COVER: KIDS by Viktor Naumovski
For many of us, thinking about where we come from can have a bitter-sweet undertone. In recent months this is coupled with an uncertainty of what comes next as we are confronted with rethinking different ways of belonging together. This issue looks at the relationship between roots and routes, domestic and exiled homes. Examined through a lens of memory and language we ask ourselves and contributors: Are we Home?
Together with Julian Sellmeister, better known as rapper Yung Hurn, and the legendary Juergen Teller we retreated to Julian grandparents’ homes near Austrian-Hungarian border — unapologetically capturing the intimacy between two extremely different generations.

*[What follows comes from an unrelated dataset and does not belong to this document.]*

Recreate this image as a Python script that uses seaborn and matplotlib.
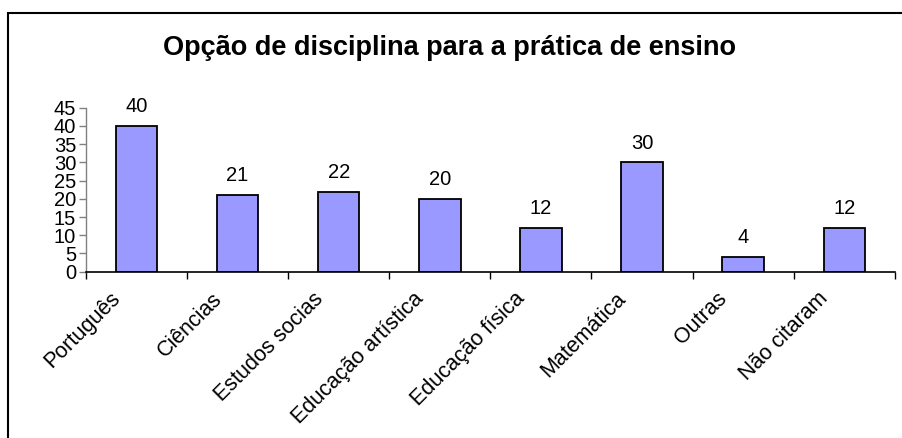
import matplotlib
matplotlib.use("Agg")
import matplotlib.pyplot as plt
import matplotlib.transforms as mtransforms
from matplotlib.patches import Rectangle
import seaborn as sns
import pandas as pd

disciplinas = ["Português", "Ciências", "Estudos socias", "Educação artística",
               "Educação física", "Matemática", "Outras", "Não citaram"]
valores = [40, 21, 22, 20, 12, 30, 4, 12]
y_ticks = [0, 5, 10, 15, 20, 25, 30, 35, 40, 45]

sns.set_theme(style="white")
plt.rcParams["font.family"] = ["Liberation Sans", "DejaVu Sans"]
plt.rcParams["text.color"] = "black"

df = pd.DataFrame({"disciplina": disciplinas, "valor": valores})

fig = plt.figure(figsize=(9.02, 4.38), dpi=100)
ax = fig.add_axes([0.0953, 0.3797, 0.8967, 0.3743])

sns.barplot(data=df, x="disciplina", y="valor", color="#9999FF", saturation=1,
            edgecolor="black", linewidth=1.3, width=0.41, ax=ax)

ax.bar_label(ax.containers[0], padding=7, fontsize=14.5, color="black")

ax.set_xlim(-0.5, len(disciplinas) - 0.5)
ax.set_ylim(0, 45)
ax.set_yticks(y_ticks)
ax.tick_params(axis="y", labelsize=14.5, length=5, width=1, color="#808080",
               left=True, pad=2, labelcolor="black")

# category boundaries as tick marks, labels at centres
ax.set_xticks(range(len(disciplinas)))
ax.set_xticklabels(disciplinas, rotation=45, ha="right", va="center",
                   rotation_mode="anchor", fontsize=15.5, color="black")
ax.set_xticks([i - 0.5 for i in range(len(disciplinas) + 1)], minor=True)
ax.tick_params(axis="x", which="major", length=0, pad=0)
ax.tick_params(axis="x", which="minor", length=5, width=1, color="black",
               bottom=True)
offset = mtransforms.ScaledTranslation(-19 / 100, -24 / 100, fig.dpi_scale_trans)
for lbl in ax.get_xticklabels():
    lbl.set_transform(lbl.get_transform() + offset)

ax.set_xlabel("")
ax.set_ylabel("")
for side in ["top", "right"]:
    ax.spines[side].set_visible(False)
ax.spines["left"].set_color("#808080")
ax.spines["left"].set_linewidth(1)
ax.spines["bottom"].set_color("black")
ax.spines["bottom"].set_linewidth(1.2)

fig.text(0.498, 0.89, "Opção de disciplina para a prática de ensino",
         ha="center", va="center", fontsize=19.5, fontweight="bold",
         color="black")

# chart frame
fig.patches.append(Rectangle((8 / 902, -0.1), 1.0, 1 - 13 / 438 + 0.1,
                             transform=fig.transFigure, fill=False,
                             edgecolor="black", linewidth=1.5))

fig.savefig("out.png", dpi=100)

Via a deeply personal reflection, the architect Oana Stănescu brings into focus a universally human mechanism — the breath. Based entirely on her memory she re-examines this vital process that often gets neglected by today’s extrovert culture.
Within the scenario of human-inflicted destructive horrors and pollution on this planet mushrooms emerge as a ray of hope. Observing the way mycelium provides a home to the underground and supports entire ecosystems, Francesca Gavin talks to the artist Marco Bruzzone about the possibilities of fungi and the questions they raise about our future.
Extending her interest in documenting street scenes from photography to a weaving practice, the artist Hana Miletić repositions the idea of reproduction by means of a yarn. A conversation on the relationship between threading and binding social tapestry.
Katalin Ladik finds paper — poetry’s traditional medium — too static, and replaces it with her often naked body: sensual, individual and political. In speaking to the iconic artist we revisit a lifelong career of courage and defiance.
Through the absurdist lens of her auto-fictional debut film Take Me Somewhere Nice filmmaker Ena Sendijarević acquaints us with a young girl as she journeys to the country of her roots. A conversation between our Editor-at-Large Miloš Trakilović and the filmmaker lays bare the territory of multifaceted displacement — suspended between a sense of belonging and feeling of impartialness.